Plot wise Jane Doe has a memory surface while saving FBI agent Kurt Weller that she trained for pistol marksmanship with an unnamed male seen monitoring Jane during the episode and killing the bomber and showing he instigated the action. The final teaser is that she willingly underwent the memory loss with the unnamed killer’s assistance.

Characterization wise you have Jaime Alexander as Jane Doe doing a convincing job of the deer in the headlights look being confused, struggling with memories, and the situation in general. I just hope they avoid the lazy convenient writing that might predicate entirely too easy to have the right memory trigger at the right times for Deus Ex Machina.

Sullivan Stapleton as Kurt Weller feels written decently with skepticism about Jane and her tagging along for their adventures. I just hope this continues and isn’t just immediately passed over since Jane might be a Navy Seal based on a covered up tattoo and her exhibited bad ass skills. Acting wise Sullivan is doing nothing for me in bringing that character to life. Not saying it wrong for the character, but it will feel boring if he continues as the pilot. That burden is on the directors to let him grow.

So while the pilot was largely average and some interesting concepts that interest in my mind is where does it go from here?

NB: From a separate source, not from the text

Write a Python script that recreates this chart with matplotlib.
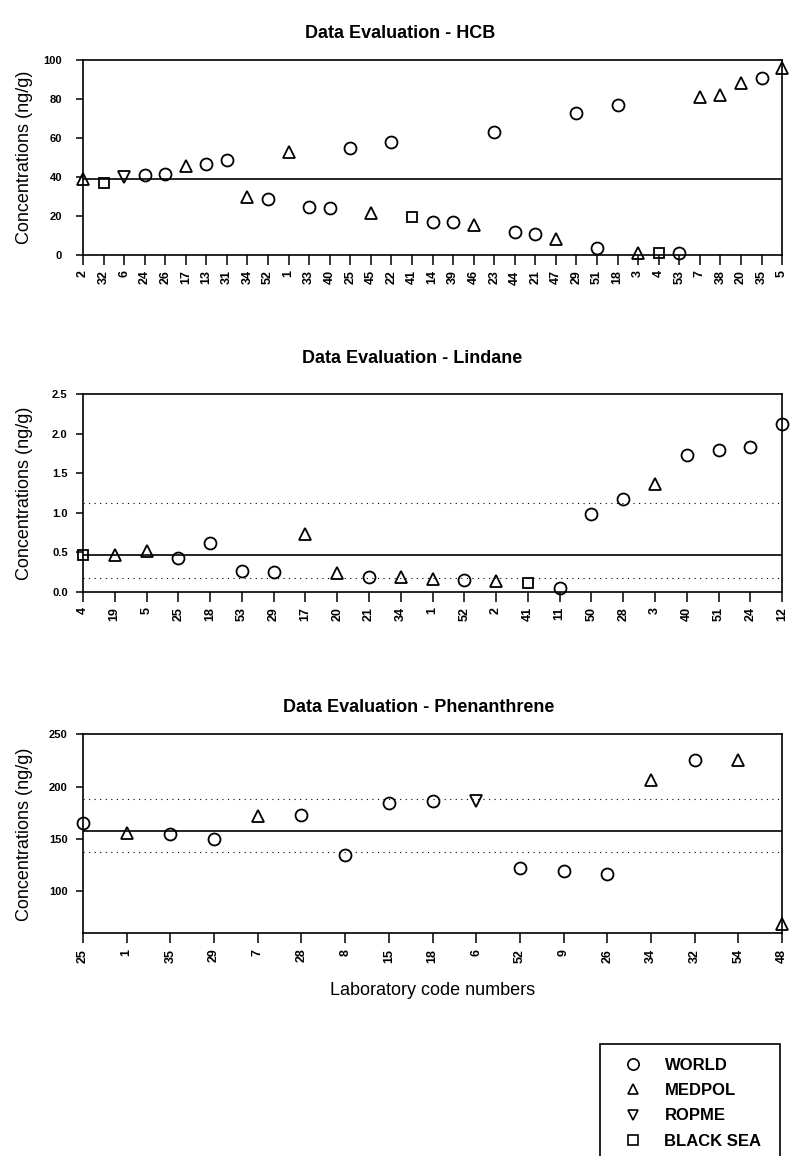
import matplotlib
matplotlib.use('Agg')
import matplotlib.pyplot as plt
from matplotlib.lines import Line2D
from matplotlib.patches import Rectangle

plt.rcParams['font.family'] = ['Liberation Sans', 'DejaVu Sans']

# HCB
hcb_labs = ['2', '32', '6', '24', '26', '17', '13', '31', '34', '52', '1', '33',
            '40', '25', '45', '22', '41', '14', '39', '46', '23', '44', '21', '47',
            '29', '51', '18', '3', '4', '53', '7', '38', '20', '35', '5']
hcb_vals = [39, 37, 40, 40.9, 41.7, 45.5, 46.8, 48.5, 30, 28.9, 53, 24.4,
            24, 55, 21.5, 58, 19.5, 16.8, 17.1, 15.4, 63, 11.6, 10.9, 8,
            73, 3.4, 77, 1.2, 0.8, 0.8, 81, 82, 88, 91, 96]
hcb_grp = ['M', 'B', 'R', 'W', 'W', 'M', 'W', 'W', 'M', 'W', 'M', 'W',
           'W', 'W', 'M', 'W', 'B', 'W', 'W', 'M', 'W', 'W', 'W', 'M',
           'W', 'W', 'W', 'M', 'B', 'W', 'M', 'M', 'M', 'W', 'M']
hcb_ref = 38.8

# Lindane
lin_labs = ['4', '19', '5', '25', '18', '53', '29', '17', '20', '21', '34', '1',
            '52', '2', '41', '11', '50', '28', '3', '40', '51', '24', '12']
lin_vals = [0.465, 0.47, 0.52, 0.42, 0.61, 0.26, 0.25, 0.73, 0.23, 0.19, 0.18, 0.165,
            0.15, 0.14, 0.11, 0.04, 0.98, 1.17, 1.36, 1.73, 1.80, 1.83, 2.13]
lin_grp = ['B', 'M', 'M', 'W', 'W', 'W', 'W', 'M', 'M', 'W', 'M', 'M',
           'W', 'M', 'B', 'W', 'W', 'W', 'M', 'W', 'W', 'W', 'W']
lin_ref = 0.47
lin_lims = [0.17, 1.12]

# Phenanthrene
phe_labs = ['25', '1', '35', '29', '7', '28', '8', '15', '18', '6', '52', '9',
            '26', '34', '32', '54', '48']
phe_vals = [165, 156, 154.5, 150.4, 172, 172.6, 135, 184, 186, 186, 122, 119.3,
            116.2, 206, 225.6, 225, 69]
phe_grp = ['W', 'M', 'W', 'W', 'M', 'W', 'W', 'W', 'W', 'R', 'W', 'W',
           'W', 'M', 'W', 'M', 'M']
phe_ref = 157.5
phe_lims = [138, 188]

markers = {'W': ('o', 8.6), 'M': ('^', 8.0), 'R': ('v', 8.0), 'B': ('s', 7.2)}
names = {'W': 'WORLD', 'M': 'MEDPOL', 'R': 'ROPME', 'B': 'BLACK SEA'}
order = ['W', 'M', 'R', 'B']


def panel(rect, title, title_xy, labs, vals, grp, ref, lims, ylim, yticks,
          yfmt, ypad):
    ax = fig.add_axes(rect)
    x = list(range(len(labs)))
    for key in order:
        xs = [i for i, g in zip(x, grp) if g == key]
        ys = [v for v, g in zip(vals, grp) if g == key]
        m, s = markers[key]
        ax.plot(xs, ys, linestyle='none', marker=m, markersize=s,
                markerfacecolor='none', markeredgecolor='black',
                markeredgewidth=1.3, clip_on=False, zorder=3)
    ax.axhline(ref, color='black', lw=1.2)
    for l in lims:
        ax.axhline(l, color='black', lw=0.8, linestyle=(0, (1, 4)))
    ax.set_xlim(0, len(labs) - 1)
    ax.set_ylim(*ylim)
    ax.set_xticks(x)
    ax.set_xticklabels(labs, rotation=90, fontsize=9, fontweight='bold')
    ax.set_yticks(yticks)
    ax.set_yticklabels([yfmt.format(t) for t in yticks], fontsize=8,
                       fontweight='bold')
    ax.tick_params(axis='x', direction='out', length=7, width=1.1, pad=4)
    ax.tick_params(axis='y', direction='out', length=5, width=1.1, pad=ypad)
    for sp in ax.spines.values():
        sp.set_linewidth(1.2)
    ax.set_ylabel('Concentrations (ng/g)', fontsize=13)
    ax.yaxis.set_label_coords(-0.071, 0.5)
    fig.text(title_xy[0], title_xy[1], title, ha='center', va='center',
             fontsize=13, fontweight='bold')
    return ax


fig = plt.figure(figsize=(7.9, 11.56), dpi=100)

panel([0.105, 0.7794, 0.885, 0.1687], 'Data Evaluation - HCB', (0.506, 0.971),
      hcb_labs, hcb_vals, hcb_grp, hcb_ref, [], (0, 100),
      [0, 20, 40, 60, 80, 100], '{:d}', 10)
panel([0.105, 0.4882, 0.885, 0.1707], 'Data Evaluation - Lindane', (0.522, 0.690),
      lin_labs, lin_vals, lin_grp, lin_ref, lin_lims, (0, 2.5),
      [0.0, 0.5, 1.0, 1.5, 2.0, 2.5], '{:.1f}', 6)
ax3 = panel([0.105, 0.1926, 0.885, 0.1722], 'Data Evaluation - Phenanthrene',
            (0.530, 0.388), phe_labs, phe_vals, phe_grp, phe_ref, phe_lims,
            (60, 250), [100, 150, 200, 250], '{:d}', 6)
ax3.set_xlabel('Laboratory code numbers', fontsize=13, labelpad=14)

handles = [Line2D([], [], linestyle='none', marker=markers[k][0],
                  markersize=markers[k][1] - 0.5, markerfacecolor='none',
                  markeredgecolor='black', markeredgewidth=1.2)
           for k in order]
fig.legend(handles, [names[k] for k in order],
           loc='upper left', bbox_to_anchor=(0.7905, 0.085), frameon=False,
           handlelength=1.0, handletextpad=1.4, labelspacing=0.62,
           prop={'size': 12, 'weight': 'bold'}, borderpad=0, borderaxespad=0)
fig.add_artist(Rectangle((0.7595, -0.02), 0.2278, 0.1169, transform=fig.transFigure,
                         fill=False, lw=1.2, edgecolor='black', clip_on=False))

fig.savefig('out.png', dpi=100)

It came to no surprise that Jane Doe was involved in the her own memory loss drugging, but the motives are the mystery. Whether she was a Navy Seal or not should be a quick resolution in all practicality. Even if covert the FBI should be able to get that information from the Navy. The question of a tattoo leading to a redacted case file mentioning the name of the FBI task force lead Bethany Mayfair should not be used excuse to let this issue linger. Was this case file something Bethany knows about because she is dirty or new to her in which case the mention of her name should have been redacted as well.

The bomber of the pilot was a setup from her mystery partner to get her in with the FBI and I would hope not to expose Bethany and the redacted case file. The more compelling scenario is that the mystery partner is bad guy and Jane Doe was legitimately her partner in crime (undercover or not). There is a good scene where she is panicked about her loss of memory and the doctor brings her two drinks, coffee and tea, and asks her to try both and decide which she likes. Either she remembers a small thing or she makes new choices and that is how she cares on whether she recovers her memory or not.

I think the captivating scenario will be if she truly was a criminal and instigator of this whole situation up until the memory loss drugging. Instead of carrying out a nefarious plan due to her tattoos she instead stops her own plan because in the absence of her memory she now makes different choices.  Begging the question of Nature versus Nurture personalities. Given a clean slate will Jane Doe become the same person with the same motives or will she make new choices. This gives the show somewhere to go as a character.

Set the foundation and eventually Jane discovers that the mastermind behind all of the bad things she is trying to stop is herself. The internal struggle to rationalize who she is now with who she was then and the breaking of the trust she grows with her FBI colleagues. It is a revelation that needs to have impact.

But then following this is the exploration of whether the knowledge of her past will impact her future since the blank slate is gone. Will she revert back to her pre wipe past personality or will she hold to her post wipe savior?

The longevity is questionable, but I dearly hope the formula is not procedural with a tattoo/case each week but I suspect this will be the case.  It has potential, but it might instead be relegated to Netflix binge watching once a season finishes instead of weekly following and that runs the risk of cancellation due to lack of interest.